Incredibly, some of the emails I received contained perfect rhymes. Here’s another hate mail poem, titled “Southern Boyfriend.” 

He didn’t ask about rats
The size of cats
On Market Street

And his car hasn’t 
Been broken into? 
Hmmm. 

Like the fish poem, “Southern Boyfriend” has a built-in rhythm—it’s mostly written in iambs—but that rhythm is broken, satisfyingly, at the end. The “hmmm” carries the line into poetic eternity, like a Catholic monk humming prayers to an infinite God. With the “Hmmm,” the poem ends in a wash of pure sound, arguably the central component of poetry. 

Let’s look at one more, titled “Debra.”

I, and everyone on 18th street
(From Douglass to the end) are THRILLED 
By the new lights on our street 

No more do we have to worry 
About people lurking in the dark 
Ready to pounce and rob us,
Or worse yet selling drugs. 

This poem intrigues me for a few reasons. The classical imagery of night and darkness—people aren’t just “lurking,” but “lurking in the dark ready to pounce”—suggests the narrator is in a state of intense anxiety, if not paranoia. The expressive use of monosyllabic words (“street,” “pounce,” “rob,” “drugs,” “yet”) heightens the angry, hyper-alert tone of the poem. You can almost feel the reader spit with emphasis, or perhaps slap the table, as she describes these people who pounce and rob in the night. An air of pathos hangs over all. 

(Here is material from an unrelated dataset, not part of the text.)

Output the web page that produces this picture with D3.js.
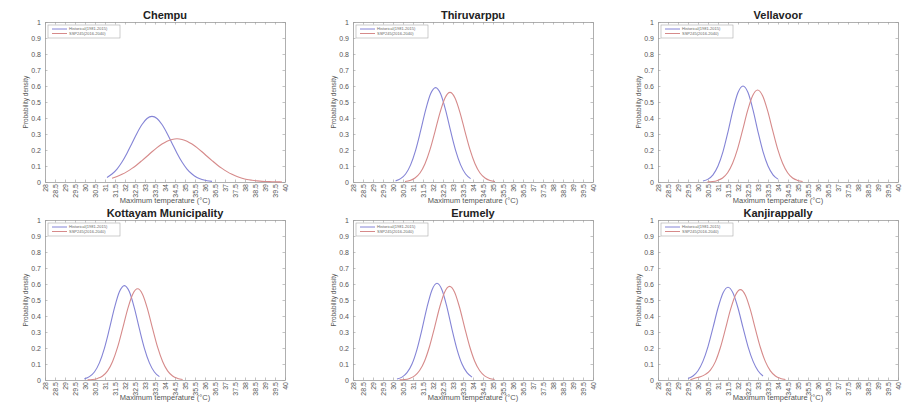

But there’s also a weird humor at work, especially in the last line. Debra thinks streetlights will allow her to stop worrying about crime at night. She also claims that the vilest crime in her neighborhood is not people pouncing and robbing others but selling drugs. This unexpected de-escalation of criminal intensity in the final line reinforces the poem’s sense of panic, and I hope, makes the discerning reader chuckle.

All of this is to stress that there is poetry hidden even in the most banal of sentences. “Poetry is the spontaneous overflow of powerful feelings,” William Wordsworth wrote. Could not the same be said of hate mail?